# concurent racing program:marathon and cycling?



## otiebob (Jun 25, 2002)

Has anyone successfully managed to train concurrently for both a marathon (running, not mtb) and racing (road and mtb)? I've run 13 marathons and have raced some on the bike but never in the same season. I don't know if its even possible. This year, there's a marathon I'd like to run that is right around the start of the cycling race season. Is there a way to do both? If so, how would you schedule workouts, etc.

Any advice is greatly appreciated!


----------



## spiffomatic (Jan 28, 2010)

I've got no scientific advice for you, but it certainly can be done. You might consider searching triathlon/duathlon training plans and add some high intensity to the rides and perhaps take it out of some of the running. I haven't done it at a high level, but have been a 3:00+/cat 3 level at the same time. Currently only running here and there (for injury prevention and to make sure I can run with my wife when I want to.

Biggest suggestion would be to not sacrifice rest, consider often doing days where you get in, say a :30 easy run and a more focused ride later in the day. Don't skip out on the long runs of 2+ hours because (I've always found at least) you really need those if you have strong aspirations in the marathon. I have also found that long rides (3-5hrs) can truly do wonders for your running's aerobic side. Also, perhaps drop the frequency of your harder running intervals (don't omit completely though) and focus the high intensity on tough riding workouts. A marathon is a slow steady slog with no real sprint needed (unless you're truly competitive at a high level), versus a pretty constant need for the higher intensity in road racing (or mtb),

I guess that's just some vague advice. I don't think you'll exactly optimize either sport but they can in fact complement each other to a certain degree. Also, I'd consider shifting the primary focus of your training briefly as you approach each key event. Good luck!


----------



## Creakyknees (Sep 21, 2003)

Sure; marathoners and triathletes win cat 5 races all the time. Some of them go on to upgrade.


----------



## otiebob (Jun 25, 2002)

spiffomatic said:


> I've got no scientific advice for you, but it certainly can be done. You might consider searching triathlon/duathlon training plans and add some high intensity to the rides and perhaps take it out of some of the running.

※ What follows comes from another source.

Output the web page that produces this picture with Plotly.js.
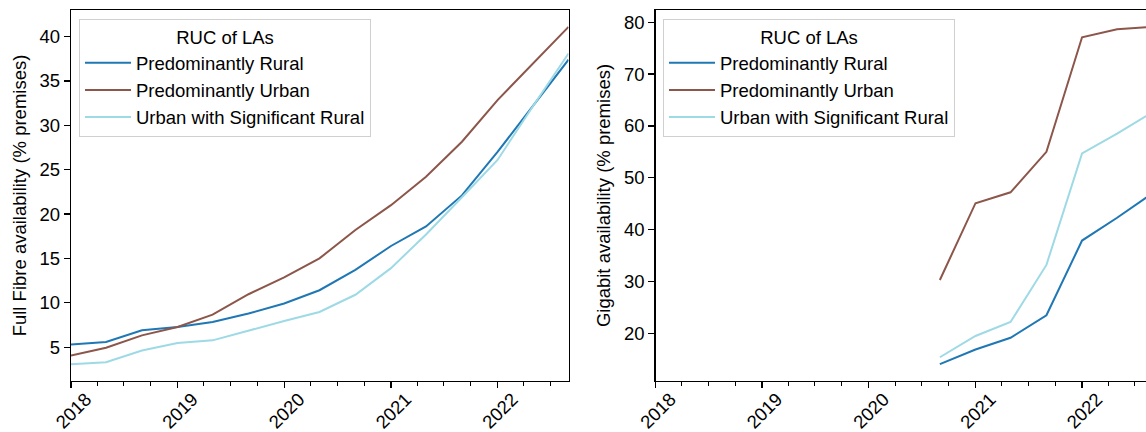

I haven't done it at a high level, but have been a 3:00+/cat 3 level at the same time. Currently only running here and there (for injury prevention and to make sure I can run with my wife when I want to.
> 
> Biggest suggestion would be to not sacrifice rest, consider often doing days where you get in, say a :30 easy run and a more focused ride later in the day. Don't skip out on the long runs of 2+ hours because (I've always found at least) you really need those if you have strong aspirations in the marathon. I have also found that long rides (3-5hrs) can truly do wonders for your running's aerobic side. Also, perhaps drop the frequency of your harder running intervals (don't omit completely though) and focus the high intensity on tough riding workouts. A marathon is a slow steady slog with no real sprint needed (unless you're truly competitive at a high level), versus a pretty constant need for the higher intensity in road racing (or mtb),
> 
> I guess that's just some vague advice. I don't think you'll exactly optimize either sport but they can in fact complement each other to a certain degree. Also, I'd consider shifting the primary focus of your training briefly as you approach each key event. Good luck!


Good advice - many thanks! Realistically, I don't expect to run my fastest marathon or be at my best in cycling, but would like to optimize training as much as I can in both disciplines. Your tip on reducing interval workouts for the running part makes good sense as it probably takes the hardest toll physically.


----------